L’arrivée du couple est traitée presque de façon idyllique. On les perçoit à l’extérieur, l’entrée dans la maison est marquée par la lumière uniquement, comme au microscope, seul le centre est détaillé, réaliste. Le couloir et l’escalier de la maison sont lisses, presque déformés dans leur apparence ; les ombres des personnages apparaissent d’abord. Ce traitement permet de montrer la notion de discontinuité et d’articulation. Le centre du salon est un lieu crucial, mais le couloir joue un rôle tout aussi important qui permet une autre articulation de jeu. Ainsi la fragmentation spatiale se mêle à la fragmentation temporelle pour mieux traduire les souvenirs d’événements vécus dans cette famille dans son passé et le temps présent. En même temps, en sachant que le souvenir est approximatif et subjectif: est-ce que les fragments du passé de cette maison ne se fondent-ils pas avec le présent ? Pinter écrit : «En dehors de toute autre considération, nous sommes confrontés à l’énorme difficulté, voire à l’impossibilité, de vérifier le passé.(…) Que se passe-t-il maintenant ? Nous ne le saurons pas avant demain ou dans six mois, et même là, nous ne le saurons pas, nous aurons oublié, ou bien notre imagination aura attribué de fausses caractéristiques à ce qui s’est passé aujourd’hui».


Pour conclure, je dirais que dans cette pièce la précision de l’écriture est telle que ce qui est dit nourrit des situations très particulières. Rien n’est laissé au hasard. Il faut donc découvrir la vérité de chaque phrase et c’est là, bien sûr, un travail important que je vais effectuer avec les comédiens. Le décollage du jeu s’effectue par l’assimilation des états de conscience aux états oniriques, en choisissant le moment juste où l’émotion est la plus intense pour 'se décaler' de la réalité, transformer la perception objective en subjectivité. Tout en sachant que l’émotivité des spectateurs risque de brouiller sa propre vision. Par exemple, la scène où Joey, le frère cadet, est enlacé à Ruth sur le canapé et qu'ils roulent à terre, est une scène au réalisme 'décalé'. Les corps sont immobiles, comme figés par un objectif. Cette dernière doit être travaillée dans cet esprit. Il faut casser le réalisme du mouvement, le codifier pour donner une image irréelle et exercer sur le spectateur un pouvoir magnétique. De même, la scène où Lenny reproche à Teddy d’avoir mangé son sandwich au fromage est un exemple caractéristique de sous-conversation. Ils se disputent avec un sandwich pour ne pas s’en prendre l’un à l’autre physiquement, à propos de Ruth. Il s’agit d’un quitte ou double avec une menace à son comble durant laquelle Teddy ne doit absolument pas perdre la face. Enfin, la brutale projection du spectateur lorsqu’il comprend que Ruth se plonge dans ses désirs les plus intimes, les plus tenaces. Cette matérialisation du fantasme est un objectif de direction de jeu très important parce que sans cela on ne peut réellement donner toute sa forme à l’image finale de la pièce où, devant le cadavre de son frère Sam, Max sanglote de concupiscence aux pieds de sa belle-fille, devenue putain, qui caresse la tête de Joey, le jeune amant, sous le regard du souteneur Lenny.

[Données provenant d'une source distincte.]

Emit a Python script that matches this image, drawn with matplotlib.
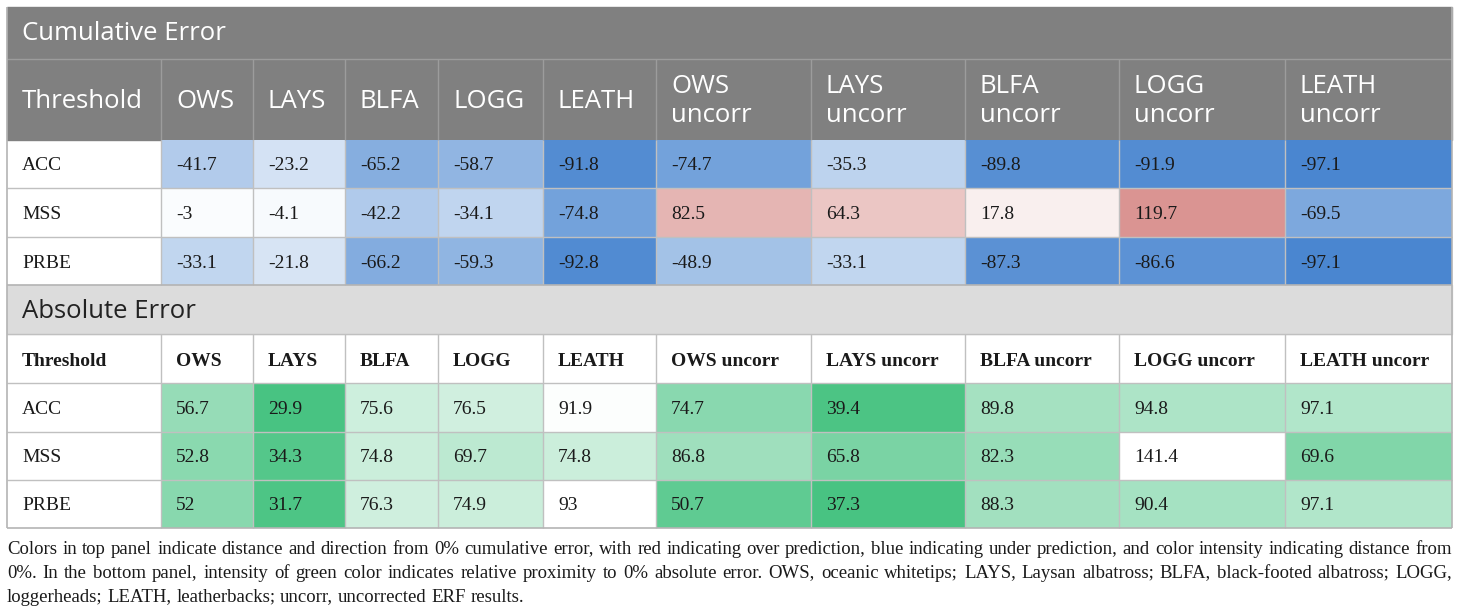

Pour résumer, la direction de jeu s’articule autour de la construction de l’épaisseur des personnages, amener la comédie vers un jeu de massacre, c’est-à-dire, montrer l’éclatement des rapports humains de la façon la plus impitoyable, à travers le langage cru et l’humour féroce de l’auteur. Tous ces affrontements seront mis en situation par un jeu qui cherchera à les différencier, à savoir : les instincts d’attaque et de défense chez Ruth, Joey et Lenny, le désir de prestige chez Max et Sam, la politique sociale du camouflage chez Teddy, les recours aux lieux communs pour ne pas perdre la face chez Teddy et Max, l’angoisse et l’exigence d’apaisement chez Max, le recours au mensonge chez tous, tout cela afin de satisfaire leurs besoins psychologiques individuels.


A la fin de la pièce, je souhaiterais que les spectateurs puissent se demander : «Chaque personnage est reparti avec son secret. Ces personnages sont réels et pourtant c’est comme si on les voyait en trompe-l’œil.»